By Noah Rayman | Nov 15 2012central bank ,Chedly Ayari ,David Lipton ,imf ,Recovery
The International Monetary Fund (IMF) is willing to provide much-needed financing to help boost Tunisia’s slow economic recovery, according to First Deputy Manager of the IMF David Lipton.
Lipton offered support yesterday in Tunis at an economic conference on the regional economic outlook, jointly hosted by the IMF and the Tunisian Central Bank (BCT), that painted a gloomy picture of the prospects for a robust recovery in Tunisia and other post-revolution economies.
The IMF adjusted its global projection for growth in 2012 last month to 3.3%, down from 3.5% in April, in view of the Eurozone crisis and the U.S. “fiscal cliff.” In the Middle East and North Africa (MENA) region, where an uptick in oil exports from Libya lifted growth slightly, the IMF also adjusted its projections for growth down from 5.3% to 4.2% in 2012.
“If the government sees a need, the IMF stands ready to provide financial assistance,” Lipton said, speaking before Director of the BCT Chedly Ayari and Tunisian business leaders.
The IMF forecasts that the MENA region will require 33 billion Euros ($42 billion) in international financing in 2013, as exports suffer and the number of tourists continues to lag behind pre-revolution figures. Tunisia, where government reserves have fallen by 24% since 2010, will require more than 5 billion euros in international financing in 2012 and in 2013, the IMF projects.

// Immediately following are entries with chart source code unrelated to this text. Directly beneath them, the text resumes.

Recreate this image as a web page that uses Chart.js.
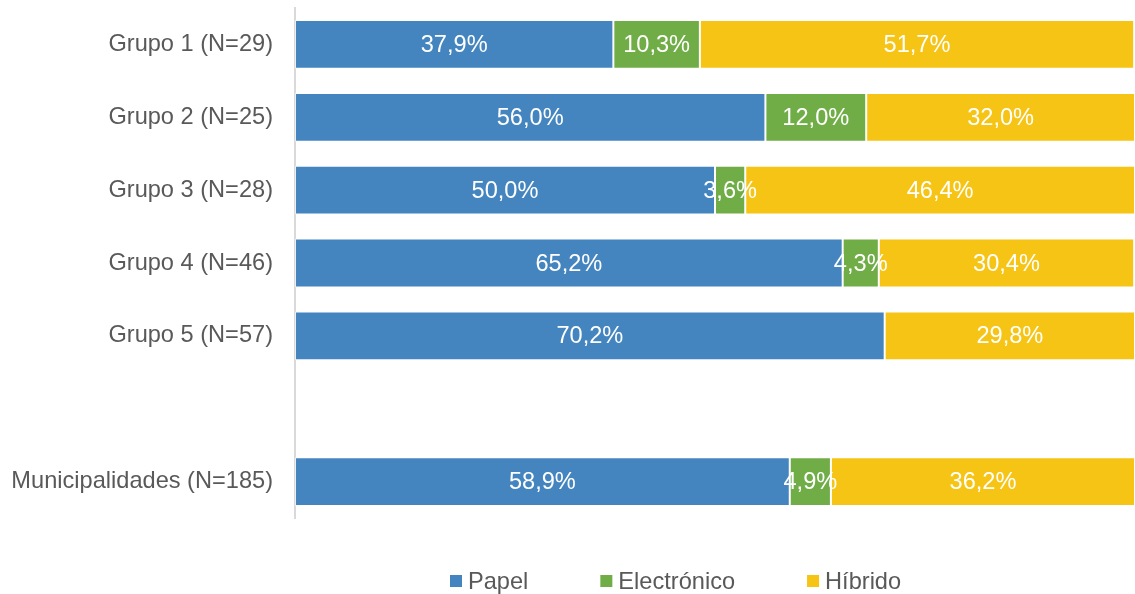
<!DOCTYPE html>
<html>
<head>
<meta charset="utf-8">
<script src="https://cdn.jsdelivr.net/npm/chart.js@4/dist/chart.umd.min.js"></script>
<style>
  html, body { margin: 0; padding: 0; background: #ffffff; }
  #wrap { position: relative; width: 1135px; height: 594px; }
</style>
</head>
<body>
<div id="wrap"><canvas id="chart" width="1135" height="594"></canvas></div>
<script>
// Categories (blank entry keeps the gap before the overall total)
const categories = [
  'Grupo 1 (N=29)',
  'Grupo 2 (N=25)',
  'Grupo 3 (N=28)',
  'Grupo 4 (N=46)',
  'Grupo 5 (N=57)',
  '',
  'Municipalidades (N=185)'
];

// Share of each format, in percent
const papel       = [37.9, 56.0, 50.0, 65.2, 70.2, null, 58.9];
const electronico = [10.3, 12.0,  3.6,  4.3,  0.0, null,  4.9];
const hibrido     = [51.7, 32.0, 46.4, 30.4, 29.8, null, 36.2];

const seriesNames = ['Papel', 'Electrónico', 'Híbrido'];
const seriesColors = ['#4485BF', '#70AD47', '#F6C414'];

const FONT = '"Liberation Sans", Arial, sans-serif';
const FONT_SIZE = 23.6;

function fmt(v) {
  return v.toFixed(1).replace('.', ',') + '%';
}

// Value labels centred inside each segment
const segmentLabels = {
  id: 'segmentLabels',
  afterDatasetsDraw(chart) {
    const ctx = chart.ctx;
    ctx.save();
    ctx.font = FONT_SIZE + 'px ' + FONT;
    ctx.fillStyle = '#ffffff';
    ctx.textAlign = 'center';
    ctx.textBaseline = 'middle';
    chart.data.datasets.forEach((ds, i) => {
      const meta = chart.getDatasetMeta(i);
      meta.data.forEach((el, j) => {
        const v = ds.data[j];
        if (v == null || v <= 0) return;
        const props = el.getProps(['x', 'y', 'base'], true);
        ctx.fillText(fmt(v), (props.x + props.base) / 2, props.y + 1);
      });
    });
    ctx.restore();
  }
};

// Legend row under the plot
const bottomLegend = {
  id: 'bottomLegend',
  afterDraw(chart) {
    const ctx = chart.ctx;
    ctx.save();
    ctx.font = FONT_SIZE + 'px ' + FONT;
    ctx.textBaseline = 'middle';
    ctx.textAlign = 'left';
    let x = 450;
    const y = 581;
    chart.data.datasets.forEach((ds) => {
      ctx.fillStyle = ds.backgroundColor;
      ctx.fillRect(x, y - 6, 12, 12);
      ctx.fillStyle = '#595959';
      ctx.fillText(ds.label, x + 18, y + 1);
      x += 18 + ctx.measureText(ds.label).width + 72;
    });
    ctx.restore();
  }
};

const datasets = [papel, electronico, hibrido].map((data, i) => ({
  label: seriesNames[i],
  data: data,
  backgroundColor: seriesColors[i],
  borderColor: 'rgba(255,255,255,0.55)',
  borderWidth: 1,
  borderSkipped: false,
  categoryPercentage: 1.0,
  barPercentage: 0.67
}));

new Chart(document.getElementById('chart'), {
  type: 'bar',
  data: { labels: categories, datasets: datasets },
  plugins: [segmentLabels, bottomLegend],
  options: {
    indexAxis: 'y',
    responsive: false,
    animation: false,
    layout: { padding: { top: 8, right: 0, bottom: 76, left: 0 } },
    plugins: {
      legend: { display: false },
      tooltip: { enabled: false }
    },
    scales: {
      x: {
        stacked: true,
        min: 0,
        max: 100,
        display: false
      },
      y: {
        stacked: true,
        afterFit(scale) {
          scale.width = 295;
          scale.paddingTop = 0;
          scale.paddingBottom = 0;
        },
        grid: { display: false, drawTicks: false },
        border: { display: true, color: '#d9d9d9', width: 2 },
        ticks: {
          color: '#595959',
          padding: 22,
          font: { family: FONT, size: FONT_SIZE }
        }
      }
    }
  }
});
</script>
</body>
</html>
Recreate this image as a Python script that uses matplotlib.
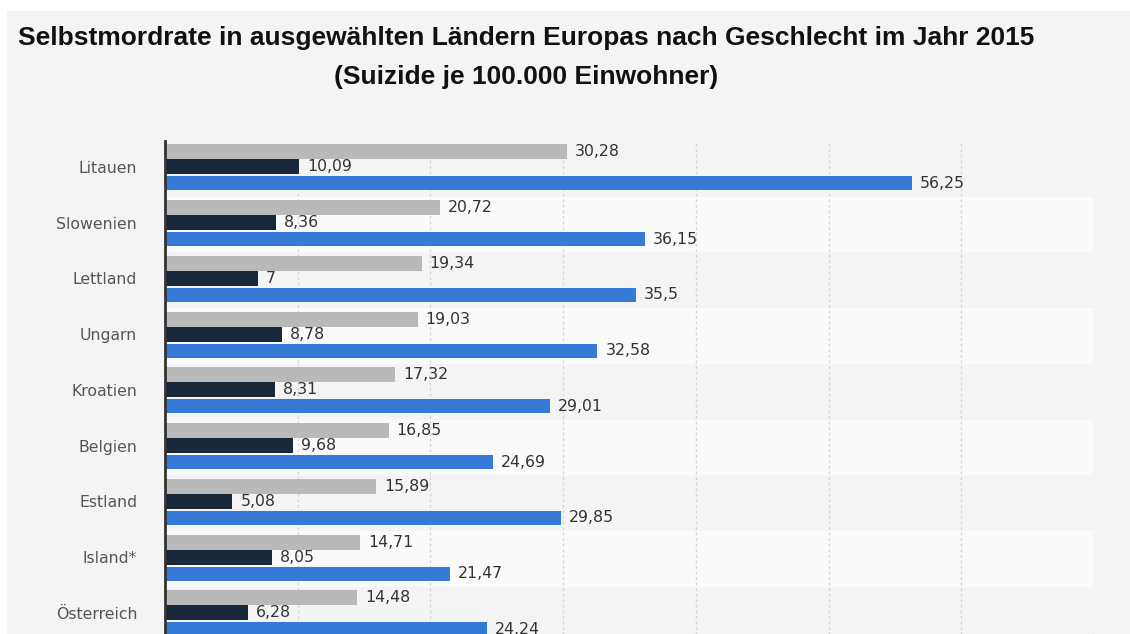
import matplotlib
matplotlib.use("Agg")
import matplotlib.pyplot as plt
from matplotlib.patches import Rectangle

countries = ["Litauen", "Slowenien", "Lettland", "Ungarn", "Kroatien",
             "Belgien", "Estland", "Island*", "Österreich"]
gesamt = [30.28, 20.72, 19.34, 19.03, 17.32, 16.85, 15.89, 14.71, 14.48]
frauen = [10.09, 8.36, 7, 8.78, 8.31, 9.68, 5.08, 8.05, 6.28]
maenner = [56.25, 36.15, 35.5, 32.58, 29.01, 24.69, 29.85, 21.47, 24.24]
x_ticks = [0, 10, 20, 30, 40, 50, 60, 70]

title1 = "Selbstmordrate in ausgewählten Ländern Europas nach Geschlecht im Jahr 2015"
title2 = "(Suizide je 100.000 Einwohner)"

W, H = 1130, 634
fig = plt.figure(figsize=(W / 100, H / 100), dpi=100)
fig.patch.set_facecolor("white")
fig.patches.append(Rectangle((7 / W, 0), 1 - 7 / W, 1 - 11 / H,
                             transform=fig.transFigure, facecolor="#f4f4f4",
                             edgecolor="none", zorder=-10))

fig.text(526 / W, 1 - 38 / H, title1, ha="center", va="center",
         fontsize=19, fontweight="bold", family="Liberation Sans", color="#111111")
fig.text(526 / W, 1 - 77 / H, title2, ha="center", va="center",
         fontsize=19, fontweight="bold", family="Liberation Sans", color="#111111")

left, right = 165 / W, 1094 / W
top_px = 140.75
slot = 55.75
n = len(countries)
height_px = n * slot
ax = fig.add_axes([left, 1 - (top_px + height_px) / H, right - left, height_px / H])
ax.set_facecolor("none")
ax.set_zorder(1)

y = list(range(n))
for i in y:
    col = "#f4f4f4" if i % 2 == 0 else "#fafafa"
    ax.axhspan(i - 0.47, i + 0.53, color=col, zorder=0, lw=0)

ax.barh([v - 0.27 for v in y], gesamt, height=0.27, color="#b9b9b9", zorder=3)
ax.barh(y, frauen, height=0.27, color="#16283a", zorder=3)
ax.barh([v + 0.295 for v in y], maenner, height=0.25, color="#347ad6", zorder=3)

def fmt(v):
    return f"{v:g}".replace(".", ",")

for i in y:
    for val, off in ((gesamt[i], -0.27), (frauen[i], 0.0), (maenner[i], 0.295)):
        ax.annotate(fmt(val), (val, i + off), xytext=(8, 0), textcoords="offset pixels",
                    ha="left", va="center", fontsize=11.3, color="#333333",
                    family="DejaVu Sans", zorder=4)

ax.set_xlim(0, 70)
ax.set_ylim(n - 0.47, -0.47)
ax.set_xticks(x_ticks)
ax.set_xticklabels([])
ax.tick_params(axis="x", length=0)
ax.set_yticks(y)
ax.set_yticklabels(countries, fontsize=11.3, color="#555555", family="DejaVu Sans")
ax.tick_params(axis="y", length=0, pad=20)
ax.grid(axis="x", color="#d6d6d6", linestyle=(0, (2, 2)), linewidth=1, zorder=1)
ax.set_axisbelow(True)
for s in ("top", "right", "bottom"):
    ax.spines[s].set_visible(False)
ax.spines["left"].set_color("#333333")
ax.spines["left"].set_linewidth(2)
ax.spines["left"].set_zorder(5)

fig.savefig("out.png", dpi=100)
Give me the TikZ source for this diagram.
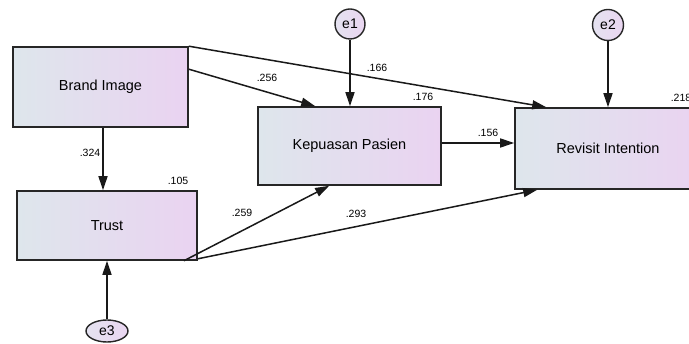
\documentclass[tikz,border=0pt]{standalone}
\usepackage{fontspec}
\setmainfont{Liberation Sans}
\usetikzlibrary{arrows.meta,calc,shapes.geometric}
\definecolor{boxL}{HTML}{DEE6EC}
\definecolor{boxR}{HTML}{EAD3F1}
\definecolor{eL}{HTML}{E4E2F0}
\definecolor{eR}{HTML}{EAD6F1}
\tikzset{
  var/.style={draw=black!85, line width=1.6pt, left color=boxL, right color=boxR, inner sep=0pt, font=\fontsize{14.5}{16}\selectfont},
  err/.style={draw=black!85, line width=1.4pt, left color=eL, right color=eR, inner sep=0pt, font=\fontsize{14}{16}\selectfont},
  path/.style={line width=1.5pt, draw=black!90, -{Triangle[length=14pt,width=9pt]}},
  coef/.style={font=\fontsize{10.5}{12}\selectfont, inner sep=0pt}
}
\begin{document}
\begin{tikzpicture}[x=1pt,y=-1pt]
\useasboundingbox (0,0) rectangle (689,344);
\clip (0,0) rectangle (689,344);
\node[var, minimum width=175pt, minimum height=80pt] (BI) at (100.5,87) {Brand Image};
\node[var, minimum width=180pt, minimum height=69pt] (T) at (107,225.5) {Trust};
\node[var, minimum width=183pt, minimum height=78pt] (KP) at (349.5,146) {Kepuasan Pasien};
\node[var, minimum width=186pt, minimum height=81pt] (RI) at (608,148.5) {Revisit Intention};
\node[err, circle, minimum size=30pt] (e1) at (350,24) {e1};
\node[err, circle, minimum size=31pt] (e2) at (608,25) {e2};
\node[err, ellipse, minimum width=42pt, minimum height=22pt] (e3) at (107,331) {e3};
% paths
\draw[path] ($(BI.south)+(2.5,0)$) -- ($(T.north)+(-4,0)$);
\draw[path] ($(BI.north east)+(0,23)$) -- ($(KP.north west)+(58,0)$);
\draw[path] (BI.north east) -- ($(RI.north west)+(32,0)$);
\draw[path] ($(T.south east)+(-14,0)$) -- ($(KP.south west)+(72,0)$);
\draw[path] ($(T.south east)+(0,-2)$) -- ($(RI.south west)+(23,0)$);
\draw[path] ($(KP.east)+(0,-3)$) -- ($(RI.west)+(0,-5.5)$);
\draw[path] (e1.south) -- (KP.north -| e1.south);
\draw[path] (e2.south) -- (RI.north -| e2.south);
\draw[path] (e3.north) -- (T.south -| e3.north);
% coefficients
\node[coef] (c1) at (90,153) {.324};
\node[coef] (c2) at (267,78) {.256};
\node[coef] (c3) at (377,68) {.166};
\node[coef] (c4) at (423,97) {.176};
\node[coef] (c5) at (488,133) {.156};
\node[coef] (c6) at (681,98) {.218};
\node[coef] (c7) at (178,181) {.105};
\node[coef] (c8) at (242,213) {.259};
\node[coef] (c9) at (356,214) {.293};
\end{tikzpicture}
\end{document}
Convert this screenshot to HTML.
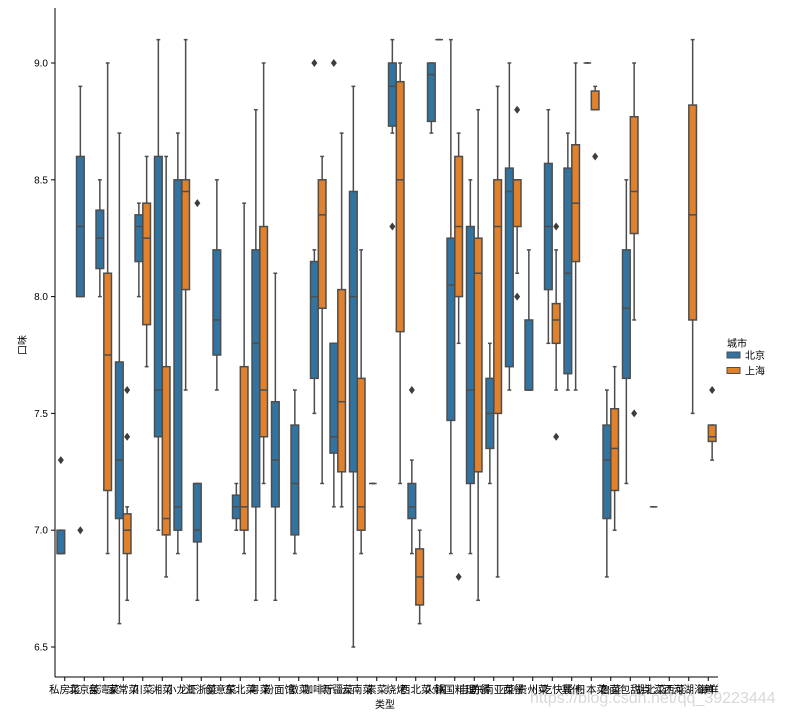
<!DOCTYPE html>
<html><head><meta charset="utf-8"><style>
html,body{margin:0;padding:0;background:#fff;}
svg{display:block;font-family:"Liberation Sans","Noto Sans CJK SC",sans-serif;}
</style></head><body>
<svg id="chart" width="785" height="717" viewBox="0 0 785 717" xmlns="http://www.w3.org/2000/svg">
<g id="marks"></g>
<g id="axes"></g>
<text x="530" y="703" font-size="16" fill="#d8d8d8">https://blog.csdn.net/qq_39223444</text>
</svg>
<script>
const categories = ["私房菜","北京菜","台湾菜","家常菜","川菜","湘菜","小龙虾","江浙菜","创意菜","东北菜","粤菜","粉面馆","徽菜","咖啡厅","新疆菜","云南菜","素菜","烧烤","西北菜","火锅","韩国料理","自助餐","东南亚菜","西餐","贵州菜","小吃快餐","其他","日本菜","鲁菜","面包甜点","湖北菜","江西菜","江河湖海鲜","海鲜"];
const yTicks = [6.5, 7.0, 7.5, 8.0, 8.5, 9.0];
const yTickLabels = ["6.5","7.0","7.5","8.0","8.5","9.0"];
const hueNames = ["北京","上海"];
// [lowWhisker, q1, median, q3, highWhisker] per category (null = no data)
const beijingStats = [
[6.9,6.9,6.9,7.0,7.0],[8.0,8.0,8.3,8.6,8.9],[8.0,8.12,8.25,8.37,8.5],[6.6,7.05,7.3,7.72,8.7],
[8.0,8.15,8.3,8.35,8.4],[7.0,7.4,7.6,8.6,9.1],[6.9,7.0,7.1,8.5,8.7],[6.7,6.95,7.0,7.2,7.2],
[7.6,7.75,7.9,8.2,8.5],[7.0,7.05,7.1,7.15,7.2],[6.7,7.1,7.8,8.2,8.8],[6.7,7.1,7.3,7.55,8.1],
[6.9,6.98,7.2,7.45,7.6],[7.5,7.65,8.0,8.15,8.2],[7.1,7.33,7.4,7.8,7.8],[6.5,7.25,8.0,8.45,8.9],
[7.2,7.2,7.2,7.2,7.2],[8.7,8.73,8.9,9.0,9.1],[6.9,7.05,7.1,7.2,7.3],[8.7,8.75,8.95,9.0,9.0],
[6.9,7.47,8.05,8.25,9.1],[6.9,7.2,7.6,8.3,8.5],[7.2,7.35,7.5,7.65,7.8],[7.6,7.7,8.45,8.55,9.0],
[7.6,7.6,7.6,7.9,8.2],[7.8,8.03,8.3,8.57,8.8],[7.6,7.67,8.1,8.55,8.7],[9.0,9.0,9.0,9.0,9.0],
[6.8,7.05,7.3,7.45,7.6],[7.2,7.65,7.95,8.2,8.5],null,null,null,null];
const beijingOutliers = [[7.3],[7.0],[],[],[],[],[],[8.4],[],[],[],[],[],[9.0],[9.0],[],[],[8.3],[7.6],[],[],[],[],[],[],[],[],[],[],[],[],[],[],[]];
const shanghaiStats = [
null,null,[6.9,7.17,7.75,8.1,9.0],[6.7,6.9,7.0,7.07,7.1],
[7.7,7.88,8.25,8.4,8.6],[6.8,6.98,7.05,7.7,8.6],[7.6,8.03,8.45,8.5,9.1],null,
null,[6.9,7.0,7.1,7.7,8.4],[7.2,7.4,7.6,8.3,9.0],null,
null,[7.2,7.95,8.35,8.5,8.6],[7.1,7.25,7.55,8.03,8.7],[6.9,7.0,7.1,7.65,8.2],
null,[7.2,7.85,8.5,8.92,9.0],[6.6,6.68,6.8,6.92,7.0],[9.1,9.1,9.1,9.1,9.1],
[7.8,8.0,8.3,8.6,8.7],[6.7,7.25,8.1,8.25,8.8],[6.8,7.5,8.3,8.5,8.9],[8.1,8.3,8.5,8.5,8.5],
null,[7.6,7.8,7.9,7.97,8.2],[7.6,8.15,8.4,8.65,9.0],[8.8,8.8,8.8,8.88,8.9],
[7.0,7.17,7.35,7.52,7.7],[7.9,8.27,8.45,8.77,9.0],[7.1,7.1,7.1,7.1,7.1],null,
[7.5,7.9,8.35,8.82,9.1],[7.3,7.38,7.4,7.45,7.45]];
const shanghaiOutliers = [[],[],[],[7.6,7.4],[],[],[],[],[],[],[],[],[],[],[],[],[],[],[],[],[6.8],[],[],[8.8,8.0],[],[8.3,7.4],[],[8.6],[],[7.5],[],[],[],[7.6]];

const NS="http://www.w3.org/2000/svg";
const X0=55, X1=718, Y_TOP=8, Y_BOT=677;
const step=(X1-X0)/categories.length;
function xScale(i){return X0+(i+0.5)*step;}
function yScale(v){return 63+(9-v)*233.6;}
function mk(tag,attrs,parent){const e=document.createElementNS(NS,tag);for(const k in attrs)e.setAttribute(k,attrs[k]);parent.appendChild(e);return e;}
const marks=document.getElementById('marks'), axes=document.getElementById('axes');
const colors=["#3274a1","#e1812c"], edge="#4d4d4d";
function drawSeries(stats,outs,hue){
  stats.forEach((s,i)=>{
    if(!s)return;
    const cx=xScale(i)+(hue===0?-0.2:0.2)*step, w=0.4*step*0.98;
    const g=mk('g',{},marks);
    
    
    mk('line',{x1:cx,x2:cx,y1:yScale(s[4]),y2:yScale(s[3]),stroke:edge,'stroke-width':1.5},g);
    mk('line',{x1:cx,x2:cx,y1:yScale(s[1]),y2:yScale(s[0]),stroke:edge,'stroke-width':1.5},g);
    mk('line',{x1:cx-w/4,x2:cx+w/4,y1:yScale(s[4]),y2:yScale(s[4]),stroke:edge,'stroke-width':1.5},g);
    mk('line',{x1:cx-w/4,x2:cx+w/4,y1:yScale(s[0]),y2:yScale(s[0]),stroke:edge,'stroke-width':1.5},g);
    mk('rect',{x:cx-w/2,y:yScale(s[3]),width:w,height:Math.max(0,yScale(s[1])-yScale(s[3])),fill:colors[hue],stroke:edge,'stroke-width':1.5},g);
    mk('line',{x1:cx-w/2,x2:cx+w/2,y1:yScale(s[2]),y2:yScale(s[2]),stroke:edge,'stroke-width':1.5},g);
    (outs[i]||[]).forEach(v=>{
      const p=mk('path',{d:`M${cx},${yScale(v)-4} L${cx+3},${yScale(v)} L${cx},${yScale(v)+4} L${cx-3},${yScale(v)} Z`,fill:'#3d3d3d'},g);
      
      
    });
  });
}
drawSeries(beijingStats,beijingOutliers,0);
drawSeries(shanghaiStats,shanghaiOutliers,1);
// axes
mk('line',{x1:X0,x2:X0,y1:Y_TOP,y2:Y_BOT,stroke:'#000','stroke-width':1},axes);
mk('line',{x1:X0,x2:X1,y1:Y_BOT,y2:Y_BOT,stroke:'#000','stroke-width':1},axes);
yTicks.forEach((v,i)=>{
  const y=yScale(v);
  mk('line',{x1:X0-4,x2:X0,y1:y,y2:y,stroke:'#000'},axes);
  const t=mk('text',{x:X0-7,y:y+3.5,'font-size':10,'text-anchor':'end'},axes);
  t.textContent=yTickLabels[i];
  
  
});
categories.forEach((c,i)=>{
  const x=xScale(i);
  mk('line',{x1:x,x2:x,y1:Y_BOT,y2:Y_BOT+4,stroke:'#000'},axes);
  const t=mk('text',{x:x,y:Y_BOT+16,'font-size':10.5,'text-anchor':'middle'},axes);
  t.textContent=c;
  
  
});
const xt=mk('text',{x:385,y:708,'font-size':10,'text-anchor':'middle'},axes);
xt.textContent='类型';


const yt=mk('text',{x:26,y:345,'font-size':10,'text-anchor':'middle',transform:'rotate(-90 26 345)'},axes);
yt.textContent='口味';


// legend
const lg=mk('g',{},axes);


const lt=mk('text',{x:727,y:347,'font-size':10},lg);
lt.textContent='城市';
hueNames.forEach((h,i)=>{
  const y=352+i*15.5;
  const e=mk('g',{},lg);
  
  
  mk('rect',{x:727,y:y,width:13,height:6,fill:colors[i],stroke:edge,'stroke-width':1},e);
  const t=mk('text',{x:745,y:y+7,'font-size':10},e);
  t.textContent=h;
});
</script>
</body></html>
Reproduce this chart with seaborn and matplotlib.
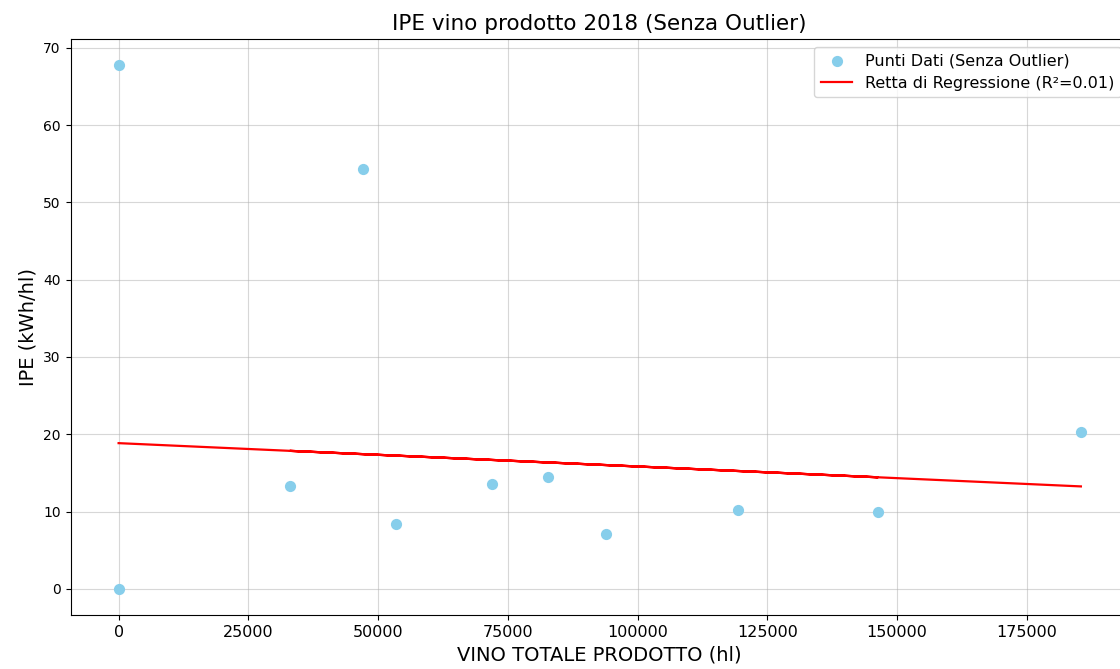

“The odds appear somewhat stacked against Arab countries in transition,” Lipton said. “In addition to the slowing world economy and the ongoing uncertainties in Europe, higher food and fuel prices and the conflict in Syria… are jeopardizing the fragile gains that have been made.”
MENA economies continue to face high unemployment, large budget deficits, and limited flexibility in the private sector, said Amine Mati, head of the IMF mission to Tunisia.
In Tunisia, where the number of tourists has fallen by 13.5% since 2010, the unemployment rate hovers around 18%, he said.
The region must reform regulation of the private sector, improve education, and develop greater access to financing to sustain the recovery, Mati said.
“This is an opportune moment to fix the economies in transition,” Mati said. “Rapid political action and macroeconomic reform will boost the recovery, economic competitiveness, and job creation.”
An IMF delegation is currently in Egypt negotiating a $4.8 billion loan requested by the local government.
In Tunisia, the IMF has focused on providing authorities with technical advice, Lipton said.
A loan from the IMF, if requested, would not target a particular sector but would rather aim to “rebalance macroeconomic policy and restore stability,” Lipton said.
Lipton called on the international community to support the region’s recovery through trade and investment.
“We at the IMF are willing to do what we can to help you and to encourage the rest of the international community to join in that effort,” Lipton said.